Max likes her, but he also needs her: to make a home for Phoebe, to act as her nanny when he returns to his businesses and takes on his father’s company. Sunny is no shrinking -violet self-sacrificer: she did what she did for love of her family. The most important thing for Max to realize is that Phoebe needs him and his love more than Phoebe needs a nanny and state-of-the-art pram. Sunny agrees to accompany him and Phoebe to New York City for a month, only to help, not to take on Phoebe’s care full-time. Max, who sees how little Sunny has ever taken for herself, wants to give her more than easy, lucrative work: he wants to give her a break. He’ll take on Phoebe, ask for Sunny’s care only when he absolutely needs it, and give Sunny time to herself, a vacation. Proximity and desire don’t allow things to turn out so neatly: Max’s emotional walls crack and Sunny’s all-too-easily-loving heart find them falling in love.

Miss Bates loved Sunny for her blunt and loving speech, no-nonsense advocacy for love and family, and calling Max out on his assumptions about poverty and privation. Miss Bates loved Max for his decency, ability to admit when he’s wrong, and awkward, gentle handling of Phoebe. Sunny and Max together, however, weren’t as convincing as most of Lennox’s couples. Sunny and Max were at their best when Sunny was calling Max out on his assumptions and Max was at his best when he was kind. Their desire and subsequent consummation of it fell flat. The novel’s last quarter devolved into a peculiar time lapse and road-to-Damascus moment for Max that Miss Bates found most unconvincing.

Though not the best of Lennox, The Billionaire’s Christmas Baby is still better than most category romance because Lennox can write sentiment without sentimental. She understands what moves good people, what makes them stay and what makes them take a chance, or a risk for love. Lennox phrases it so well. Though Sunny is tired of child-rearing, she is essentially a motherly-natured person. She wants to give Phoebe’s care over to Max but, because of a mix of identification (as an abandoned, unwanted child herself) and heightened sense of love and responsibility, Sunny is a self-admitted “sucker for a baby.” When Max makes lofty assumptions about Sunny accepting his money to nanny Phoebe, Sunny’s refusal stuns him because he thinks what he was to offer is of greater value than what Sunny does. Sunny’s vulnerable pride brings Max down a notch: ” ‘Sunny, I’m sorry,’ he said and he was. Deeply sorry. He looked at her tilted chin, her weary pride, her humiliation, and he felt a shame so deep it threatened to overwhelm him.” Lennox also reaches feelings with a light, humorous touch. When Sunny is reluctant to join Max in Manhattan, he doesn’t shame her again, he quips charmingly, but respectfully: ” ‘ … you can tell me your qualms and I can tell you the ways I’ve solved them.’ ” Lennox can very much identify what makes romance so powerful, gently pointing to its origins, with gently ironic humour, as Sunny thinks of Max and the Manhattan magic he weaves: “This was a fairy tale, she thought, in the tiny part of her mind that was available for thought. Cinders with her prince.” 
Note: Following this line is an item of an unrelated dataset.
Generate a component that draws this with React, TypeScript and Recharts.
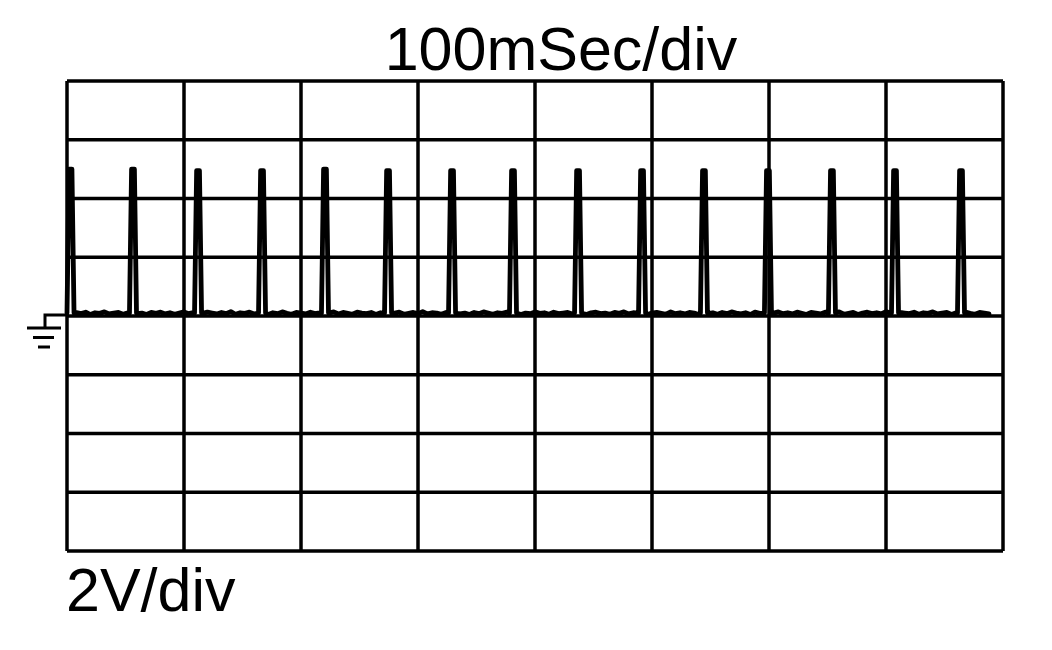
import React from 'react';
import { LineChart, Line, XAxis, YAxis, CartesianGrid } from 'recharts';

// 100 ms per division, 8 divisions across
const timeTicks = [0, 100, 200, 300, 400, 500, 600, 700, 800];
// 2 V per division, ground in the middle
const voltTicks = [-8, -6, -4, -2, 0, 2, 4, 6, 8];

// pulse centres (ms)
const spikeCenters = [3, 56.4, 112, 166.7, 220.5, 274.4, 329.1, 381.2, 436.8, 491.5, 544.4, 599.1, 653.8, 707.7, 764.1];
const spikeTops = [5.0, 5.0, 4.95, 4.95, 5.0, 4.95, 4.95, 4.95, 4.95, 4.95, 4.95, 4.95, 4.95, 4.95, 4.95];

// baseline ripple (V), one sample every 4 ms from 0 to 788 ms
const rippleStep = 4;
const ripple = [
  0.10, 0.06, 0.12, 0.08, 0.13, 0.05, 0.11, 0.09, 0.14, 0.07, 0.10, 0.12, 0.06, 0.11, 0.15, 0.08, 0.10, 0.05, 0.12, 0.09,
  0.13, 0.07, 0.11, 0.06, 0.10, 0.14, 0.08, 0.12, 0.05, 0.09, 0.13, 0.10, 0.07, 0.12, 0.08, 0.15, 0.06, 0.11, 0.09, 0.13,
  0.07, 0.10, 0.12, 0.05, 0.11, 0.08, 0.14, 0.09, 0.06, 0.12, 0.10, 0.07, 0.13, 0.08, 0.11, 0.05, 0.10, 0.14, 0.07, 0.12,
  0.09, 0.06, 0.13, 0.10, 0.08, 0.12, 0.05, 0.11, 0.14, 0.07, 0.10, 0.13, 0.06, 0.09, 0.12, 0.08, 0.15, 0.07, 0.11, 0.10,
  0.06, 0.12, 0.09, 0.13, 0.07, 0.10, 0.05, 0.12, 0.08, 0.14, 0.10, 0.06, 0.11, 0.09, 0.13, 0.07, 0.12, 0.05, 0.10, 0.08,
  0.14, 0.09, 0.11, 0.06, 0.13, 0.08, 0.10, 0.12, 0.07, 0.15, 0.09, 0.05, 0.11, 0.13, 0.08, 0.10, 0.06, 0.12, 0.09, 0.14,
  0.07, 0.11, 0.08, 0.13, 0.05, 0.10, 0.12, 0.09, 0.06, 0.14, 0.08, 0.11, 0.07, 0.12, 0.10, 0.05, 0.13, 0.09, 0.11, 0.06,
  0.12, 0.08, 0.14, 0.10, 0.07, 0.11, 0.05, 0.13, 0.09, 0.12, 0.06, 0.10, 0.14, 0.08, 0.11, 0.07, 0.13, 0.09, 0.05, 0.12,
  0.10, 0.07, 0.13, 0.08, 0.11, 0.14, 0.06, 0.09, 0.12, 0.05, 0.10, 0.13, 0.08, 0.11, 0.07, 0.15, 0.09, 0.06, 0.12, 0.10,
  0.08, 0.13, 0.06, 0.11, 0.09, 0.14, 0.07, 0.10, 0.12, 0.05, 0.11, 0.08, 0.13, 0.09, 0.06, 0.12, 0.10, 0.07,
];

const PULSE_HALF = 3;
const TOP_HALF = 1.2;

function buildTrace() {
  const pts: { t: number; v: number }[] = [];
  ripple.forEach((v, i) => {
    const t = i * rippleStep;
    if (spikeCenters.every(c => Math.abs(t - c) > PULSE_HALF + 0.5)) pts.push({ t, v });
  });
  spikeCenters.forEach((c, i) => {
    pts.push({ t: Math.max(0, c - PULSE_HALF), v: 0.1 });
    pts.push({ t: Math.max(0, c - TOP_HALF), v: spikeTops[i] });
    pts.push({ t: c + TOP_HALF, v: spikeTops[i] });
    pts.push({ t: c + PULSE_HALF, v: 0.1 });
  });
  return pts.sort((a, b) => a.t - b.t);
}

const trace = buildTrace();

const font = '"Liberation Sans", Arial, Helvetica, sans-serif';

// ground marker drawn left of the 0 V line
function GroundMark() {
  return (
    <g stroke="#000" strokeWidth={3} fill="none">
      <polyline points="67,315 45,315 45,328" />
      <line x1={27} y1={328} x2={61} y2={328} />
      <line x1={33} y1={337.5} x2={54} y2={337.5} />
      <line x1={38} y1={347} x2={50} y2={347} />
    </g>
  );
}

export default function App() {
  return (
    <div style={{ position: 'absolute', left: 0, top: 0, width: 1052, height: 650, background: '#fff' }}>
      <LineChart
        width={1052}
        height={650}
        data={trace}
        margin={{ top: 81, right: 49, bottom: 99, left: 67 }}
      >
        <XAxis type="number" dataKey="t" domain={[0, 800]} ticks={timeTicks} hide />
        <YAxis type="number" domain={[-8, 8]} ticks={voltTicks} hide />
        <CartesianGrid stroke="#000" strokeWidth={3.5} strokeOpacity={1} />
        <Line
          type="linear"
          dataKey="v"
          stroke="#000"
          strokeWidth={4.8}
          strokeLinejoin="round"
          strokeLinecap="round"
          dot={false}
          isAnimationActive={false}
        />
        <text x={561} y={70} textAnchor="middle" fontFamily={font} fontSize={61} fill="#000">
          100mSec/div
        </text>
        <text x={66} y={611} textAnchor="start" fontFamily={font} fontSize={61} fill="#000">
          2V/div
        </text>
        <GroundMark />
      </LineChart>
    </div>
  );
}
Miss Bates still finds comfort and reassurance in a Lennox romance, even a moderate effort, a Lennox effort is still wonderful in many ways. The Billionaire’s Christmas Baby is “real comfort,” Emma.

Marion Lennox’s The Billionaire’s Christmas Baby is published by Harlequin Books, It was released on December 5th and may be procured from your preferred vendors. Miss Bates received an e-ARC from Harlequin, via Netgalley.